## START Available data

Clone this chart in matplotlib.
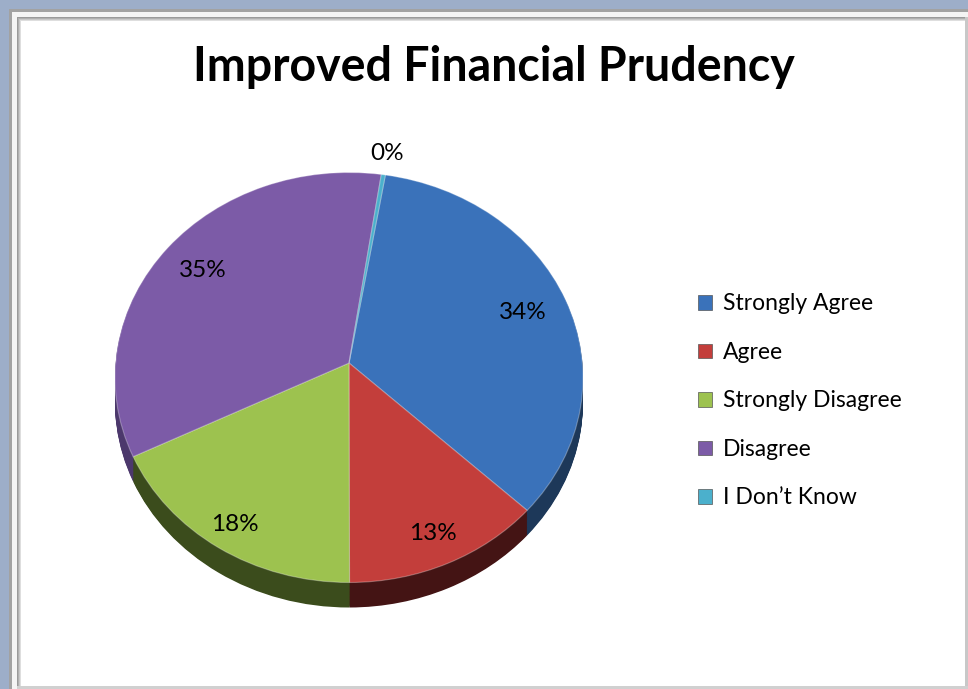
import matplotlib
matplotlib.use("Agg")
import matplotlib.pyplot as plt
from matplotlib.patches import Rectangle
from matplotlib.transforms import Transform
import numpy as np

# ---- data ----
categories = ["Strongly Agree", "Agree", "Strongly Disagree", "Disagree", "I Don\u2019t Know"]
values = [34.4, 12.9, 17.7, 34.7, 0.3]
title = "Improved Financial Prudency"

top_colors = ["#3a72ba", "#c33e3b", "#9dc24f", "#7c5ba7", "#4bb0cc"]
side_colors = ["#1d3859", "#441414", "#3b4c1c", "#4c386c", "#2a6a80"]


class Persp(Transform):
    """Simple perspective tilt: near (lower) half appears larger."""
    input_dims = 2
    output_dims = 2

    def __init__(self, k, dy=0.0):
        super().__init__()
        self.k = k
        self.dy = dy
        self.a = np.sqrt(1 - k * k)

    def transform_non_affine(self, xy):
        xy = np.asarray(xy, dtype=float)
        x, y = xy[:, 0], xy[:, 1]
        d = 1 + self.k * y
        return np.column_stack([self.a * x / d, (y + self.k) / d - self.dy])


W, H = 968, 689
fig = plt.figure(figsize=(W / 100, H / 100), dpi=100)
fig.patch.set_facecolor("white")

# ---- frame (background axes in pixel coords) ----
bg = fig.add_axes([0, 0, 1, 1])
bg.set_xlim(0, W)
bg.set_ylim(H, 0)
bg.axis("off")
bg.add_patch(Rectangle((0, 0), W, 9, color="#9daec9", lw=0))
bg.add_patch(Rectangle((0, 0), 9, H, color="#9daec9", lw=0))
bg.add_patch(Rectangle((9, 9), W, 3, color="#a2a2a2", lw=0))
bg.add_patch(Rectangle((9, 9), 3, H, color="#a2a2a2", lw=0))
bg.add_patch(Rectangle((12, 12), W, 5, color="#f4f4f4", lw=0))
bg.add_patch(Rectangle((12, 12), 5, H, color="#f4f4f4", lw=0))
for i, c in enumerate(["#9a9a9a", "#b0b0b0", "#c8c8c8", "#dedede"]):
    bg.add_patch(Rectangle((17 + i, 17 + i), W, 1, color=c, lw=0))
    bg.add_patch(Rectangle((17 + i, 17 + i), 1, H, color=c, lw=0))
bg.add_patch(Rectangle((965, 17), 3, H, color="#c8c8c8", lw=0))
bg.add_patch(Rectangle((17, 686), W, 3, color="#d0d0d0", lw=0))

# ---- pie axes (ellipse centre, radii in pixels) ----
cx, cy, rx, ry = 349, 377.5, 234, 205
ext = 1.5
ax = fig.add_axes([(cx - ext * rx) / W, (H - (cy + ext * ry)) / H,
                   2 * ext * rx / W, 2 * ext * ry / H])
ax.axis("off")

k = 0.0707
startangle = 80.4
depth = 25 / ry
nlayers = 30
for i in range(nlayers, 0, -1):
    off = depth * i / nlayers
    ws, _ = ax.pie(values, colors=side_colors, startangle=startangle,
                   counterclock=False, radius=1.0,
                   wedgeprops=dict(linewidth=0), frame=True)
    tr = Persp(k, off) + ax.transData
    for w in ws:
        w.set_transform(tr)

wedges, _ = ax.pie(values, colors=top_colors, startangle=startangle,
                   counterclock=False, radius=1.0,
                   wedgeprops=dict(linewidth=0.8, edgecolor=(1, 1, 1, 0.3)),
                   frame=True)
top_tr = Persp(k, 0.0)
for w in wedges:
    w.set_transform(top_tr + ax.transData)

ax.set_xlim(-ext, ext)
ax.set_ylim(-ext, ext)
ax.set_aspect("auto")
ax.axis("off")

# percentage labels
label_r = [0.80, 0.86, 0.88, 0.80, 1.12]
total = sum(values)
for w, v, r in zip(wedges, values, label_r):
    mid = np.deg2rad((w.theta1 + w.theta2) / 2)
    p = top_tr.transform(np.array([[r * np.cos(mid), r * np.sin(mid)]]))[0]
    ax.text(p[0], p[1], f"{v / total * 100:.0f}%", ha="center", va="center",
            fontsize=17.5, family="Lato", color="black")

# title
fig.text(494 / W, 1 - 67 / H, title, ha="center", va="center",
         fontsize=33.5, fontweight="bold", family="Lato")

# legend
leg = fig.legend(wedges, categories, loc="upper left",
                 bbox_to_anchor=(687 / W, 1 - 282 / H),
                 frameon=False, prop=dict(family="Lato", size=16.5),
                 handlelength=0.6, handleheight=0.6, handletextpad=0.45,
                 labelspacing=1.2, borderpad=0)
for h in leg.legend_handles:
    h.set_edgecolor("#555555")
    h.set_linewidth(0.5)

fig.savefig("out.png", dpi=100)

## END Available data

— Task directions —
Reproduce each line word for word and drop the pictures.

— Written response —
Clone this chart in matplotlib.
import matplotlib
matplotlib.use("Agg")
import matplotlib.pyplot as plt
from matplotlib.patches import Rectangle
from matplotlib.transforms import Transform
import numpy as np

# ---- data ----
categories = ["Strongly Agree", "Agree", "Strongly Disagree", "Disagree", "I Don\u2019t Know"]
values = [34.4, 12.9, 17.7, 34.7, 0.3]
title = "Improved Financial Prudency"

top_colors = ["#3a72ba", "#c33e3b", "#9dc24f", "#7c5ba7", "#4bb0cc"]
side_colors = ["#1d3859", "#441414", "#3b4c1c", "#4c386c", "#2a6a80"]


class Persp(Transform):
    """Simple perspective tilt: near (lower) half appears larger."""
    input_dims = 2
    output_dims = 2

    def __init__(self, k, dy=0.0):
        super().__init__()
        self.k = k
        self.dy = dy
        self.a = np.sqrt(1 - k * k)

    def transform_non_affine(self, xy):
        xy = np.asarray(xy, dtype=float)
        x, y = xy[:, 0], xy[:, 1]
        d = 1 + self.k * y
        return np.column_stack([self.a * x / d, (y + self.k) / d - self.dy])


W, H = 968, 689
fig = plt.figure(figsize=(W / 100, H / 100), dpi=100)
fig.patch.set_facecolor("white")

# ---- frame (background axes in pixel coords) ----
bg = fig.add_axes([0, 0, 1, 1])
bg.set_xlim(0, W)
bg.set_ylim(H, 0)
bg.axis("off")
bg.add_patch(Rectangle((0, 0), W, 9, color="#9daec9", lw=0))
bg.add_patch(Rectangle((0, 0), 9, H, color="#9daec9", lw=0))
bg.add_patch(Rectangle((9, 9), W, 3, color="#a2a2a2", lw=0))
bg.add_patch(Rectangle((9, 9), 3, H, color="#a2a2a2", lw=0))
bg.add_patch(Rectangle((12, 12), W, 5, color="#f4f4f4", lw=0))
bg.add_patch(Rectangle((12, 12), 5, H, color="#f4f4f4", lw=0))
for i, c in enumerate(["#9a9a9a", "#b0b0b0", "#c8c8c8", "#dedede"]):
    bg.add_patch(Rectangle((17 + i, 17 + i), W, 1, color=c, lw=0))
    bg.add_patch(Rectangle((17 + i, 17 + i), 1, H, color=c, lw=0))
bg.add_patch(Rectangle((965, 17), 3, H, color="#c8c8c8", lw=0))
bg.add_patch(Rectangle((17, 686), W, 3, color="#d0d0d0", lw=0))

# ---- pie axes (ellipse centre, radii in pixels) ----
cx, cy, rx, ry = 349, 377.5, 234, 205
ext = 1.5
ax = fig.add_axes([(cx - ext * rx) / W, (H - (cy + ext * ry)) / H,
                   2 * ext * rx / W, 2 * ext * ry / H])
ax.axis("off")

k = 0.0707
startangle = 80.4
depth = 25 / ry
nlayers = 30
for i in range(nlayers, 0, -1):
    off = depth * i / nlayers
    ws, _ = ax.pie(values, colors=side_colors, startangle=startangle,
                   counterclock=False, radius=1.0,
                   wedgeprops=dict(linewidth=0), frame=True)
    tr = Persp(k, off) + ax.transData
    for w in ws:
        w.set_transform(tr)

wedges, _ = ax.pie(values, colors=top_colors, startangle=startangle,
                   counterclock=False, radius=1.0,
                   wedgeprops=dict(linewidth=0.8, edgecolor=(1, 1, 1, 0.3)),
                   frame=True)
top_tr = Persp(k, 0.0)
for w in wedges:
    w.set_transform(top_tr + ax.transData)

ax.set_xlim(-ext, ext)
ax.set_ylim(-ext, ext)
ax.set_aspect("auto")
ax.axis("off")

# percentage labels
label_r = [0.80, 0.86, 0.88, 0.80, 1.12]
total = sum(values)
for w, v, r in zip(wedges, values, label_r):
    mid = np.deg2rad((w.theta1 + w.theta2) / 2)
    p = top_tr.transform(np.array([[r * np.cos(mid), r * np.sin(mid)]]))[0]
    ax.text(p[0], p[1], f"{v / total * 100:.0f}%", ha="center", va="center",
            fontsize=17.5, family="Lato", color="black")

# title
fig.text(494 / W, 1 - 67 / H, title, ha="center", va="center",
         fontsize=33.5, fontweight="bold", family="Lato")

# legend
leg = fig.legend(wedges, categories, loc="upper left",
                 bbox_to_anchor=(687 / W, 1 - 282 / H),
                 frameon=False, prop=dict(family="Lato", size=16.5),
                 handlelength=0.6, handleheight=0.6, handletextpad=0.45,
                 labelspacing=1.2, borderpad=0)
for h in leg.legend_handles:
    h.set_edgecolor("#555555")
    h.set_linewidth(0.5)

fig.savefig("out.png", dpi=100)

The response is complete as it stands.